Wherever the string "chart" occurs in a line of these records, report that line.

[start of Data rows]

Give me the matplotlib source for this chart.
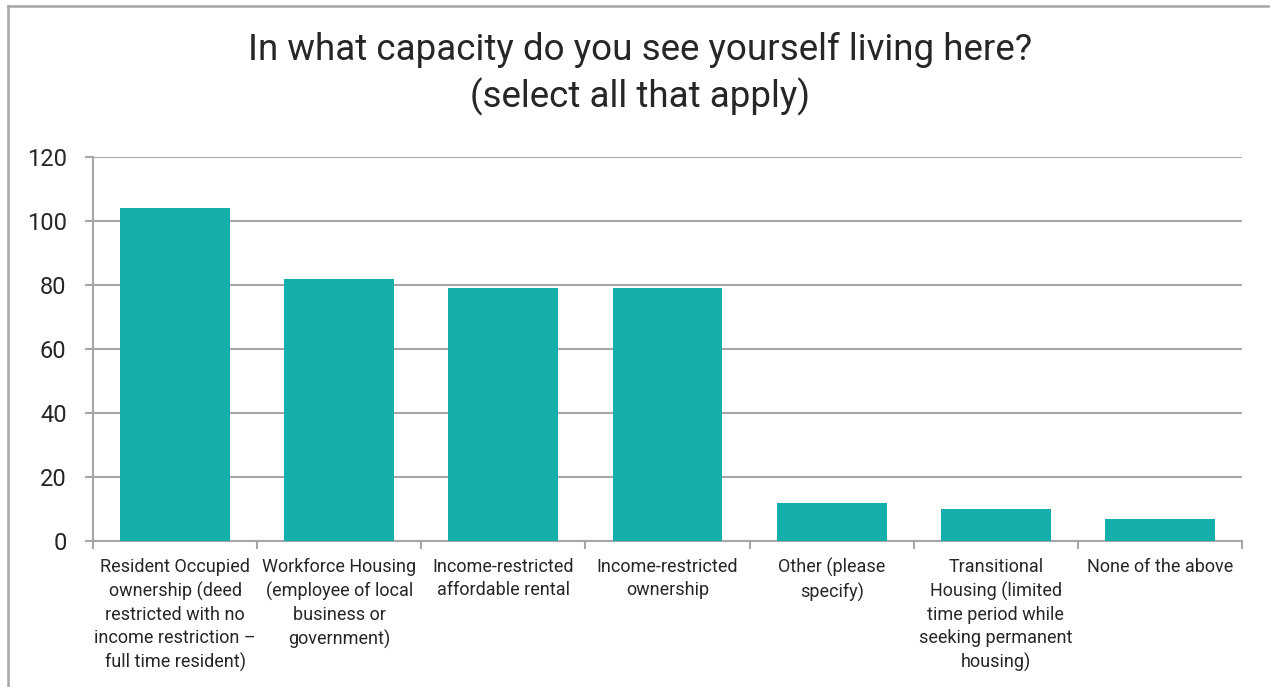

[end of Data rows]
[start of Data rows]

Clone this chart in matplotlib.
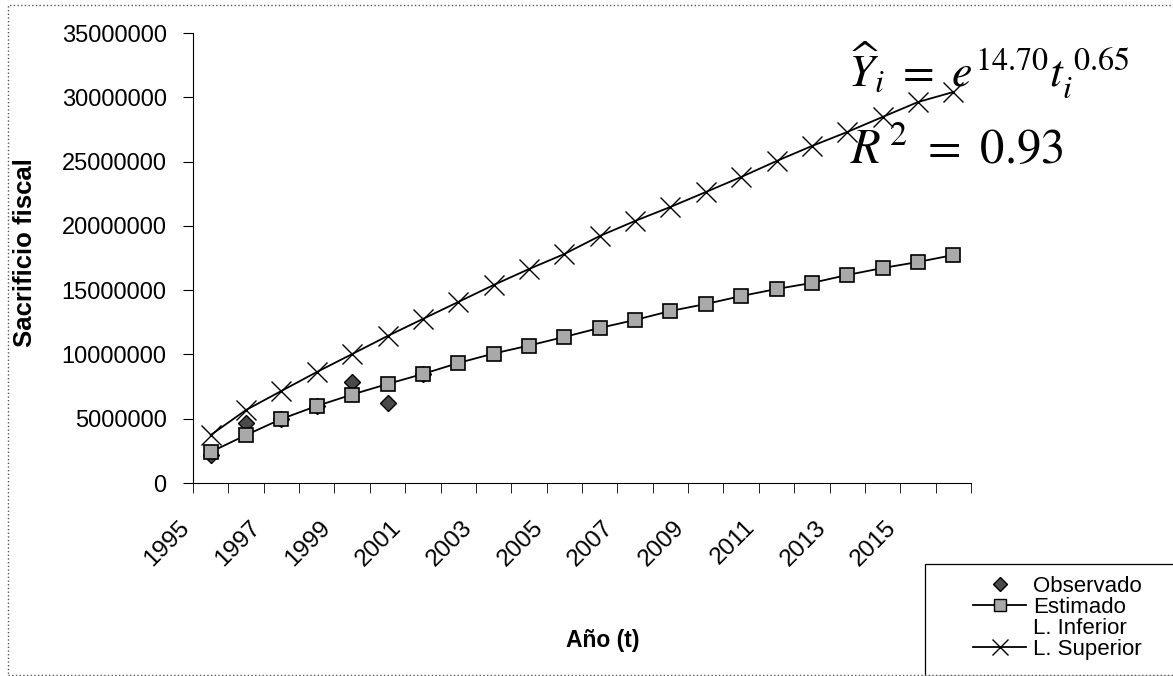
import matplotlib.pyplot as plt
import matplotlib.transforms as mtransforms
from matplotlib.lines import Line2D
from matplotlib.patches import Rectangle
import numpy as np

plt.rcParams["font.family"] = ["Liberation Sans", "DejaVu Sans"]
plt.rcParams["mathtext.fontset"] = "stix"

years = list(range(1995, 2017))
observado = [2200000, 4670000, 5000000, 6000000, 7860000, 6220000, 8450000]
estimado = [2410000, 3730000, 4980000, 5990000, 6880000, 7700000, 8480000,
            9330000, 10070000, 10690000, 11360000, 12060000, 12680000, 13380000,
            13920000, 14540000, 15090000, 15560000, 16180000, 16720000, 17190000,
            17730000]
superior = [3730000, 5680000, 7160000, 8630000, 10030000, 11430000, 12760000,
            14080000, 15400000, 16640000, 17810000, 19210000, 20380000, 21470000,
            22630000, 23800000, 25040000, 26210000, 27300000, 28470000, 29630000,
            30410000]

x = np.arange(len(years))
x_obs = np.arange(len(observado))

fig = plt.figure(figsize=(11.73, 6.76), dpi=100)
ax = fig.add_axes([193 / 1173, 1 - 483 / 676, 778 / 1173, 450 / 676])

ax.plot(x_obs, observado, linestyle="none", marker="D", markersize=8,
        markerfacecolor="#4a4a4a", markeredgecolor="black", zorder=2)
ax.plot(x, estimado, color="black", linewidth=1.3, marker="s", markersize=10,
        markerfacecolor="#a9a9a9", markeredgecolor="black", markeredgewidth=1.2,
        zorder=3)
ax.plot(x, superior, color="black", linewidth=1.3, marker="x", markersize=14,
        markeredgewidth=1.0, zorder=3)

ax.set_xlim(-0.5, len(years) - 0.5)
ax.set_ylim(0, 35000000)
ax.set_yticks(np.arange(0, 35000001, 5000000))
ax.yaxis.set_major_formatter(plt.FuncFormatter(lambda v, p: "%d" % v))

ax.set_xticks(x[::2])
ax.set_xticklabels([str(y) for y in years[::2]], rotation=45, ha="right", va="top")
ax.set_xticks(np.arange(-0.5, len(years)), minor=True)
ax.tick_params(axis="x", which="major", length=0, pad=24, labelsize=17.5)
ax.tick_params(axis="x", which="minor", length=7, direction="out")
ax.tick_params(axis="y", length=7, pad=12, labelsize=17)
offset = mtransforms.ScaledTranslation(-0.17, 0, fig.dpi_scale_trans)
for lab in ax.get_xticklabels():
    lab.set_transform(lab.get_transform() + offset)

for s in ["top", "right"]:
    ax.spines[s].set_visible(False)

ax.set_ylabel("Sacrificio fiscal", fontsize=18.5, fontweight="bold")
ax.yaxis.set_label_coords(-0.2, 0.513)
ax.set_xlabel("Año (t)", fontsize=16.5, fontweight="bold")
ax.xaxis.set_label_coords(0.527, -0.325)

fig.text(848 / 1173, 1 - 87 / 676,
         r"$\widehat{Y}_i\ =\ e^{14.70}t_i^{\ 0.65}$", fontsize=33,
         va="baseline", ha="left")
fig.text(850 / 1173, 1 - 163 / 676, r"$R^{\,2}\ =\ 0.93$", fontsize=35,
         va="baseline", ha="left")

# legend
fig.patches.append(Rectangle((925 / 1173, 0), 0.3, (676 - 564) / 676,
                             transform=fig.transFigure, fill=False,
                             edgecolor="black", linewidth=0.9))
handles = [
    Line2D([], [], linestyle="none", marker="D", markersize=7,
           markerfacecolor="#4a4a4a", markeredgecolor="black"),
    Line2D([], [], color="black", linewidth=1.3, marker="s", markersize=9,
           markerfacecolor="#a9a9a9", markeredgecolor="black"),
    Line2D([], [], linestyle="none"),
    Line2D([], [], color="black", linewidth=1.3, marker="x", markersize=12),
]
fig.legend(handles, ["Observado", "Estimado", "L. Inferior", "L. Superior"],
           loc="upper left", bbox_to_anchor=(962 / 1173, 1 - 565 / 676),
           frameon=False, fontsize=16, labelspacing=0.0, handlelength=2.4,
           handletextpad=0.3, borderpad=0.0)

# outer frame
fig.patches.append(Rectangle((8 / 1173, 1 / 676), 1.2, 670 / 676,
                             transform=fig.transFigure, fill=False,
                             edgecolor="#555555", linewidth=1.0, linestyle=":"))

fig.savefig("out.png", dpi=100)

[end of Data rows]

● **Expected output**
Give me the matplotlib source for this chart.
Clone this chart in matplotlib.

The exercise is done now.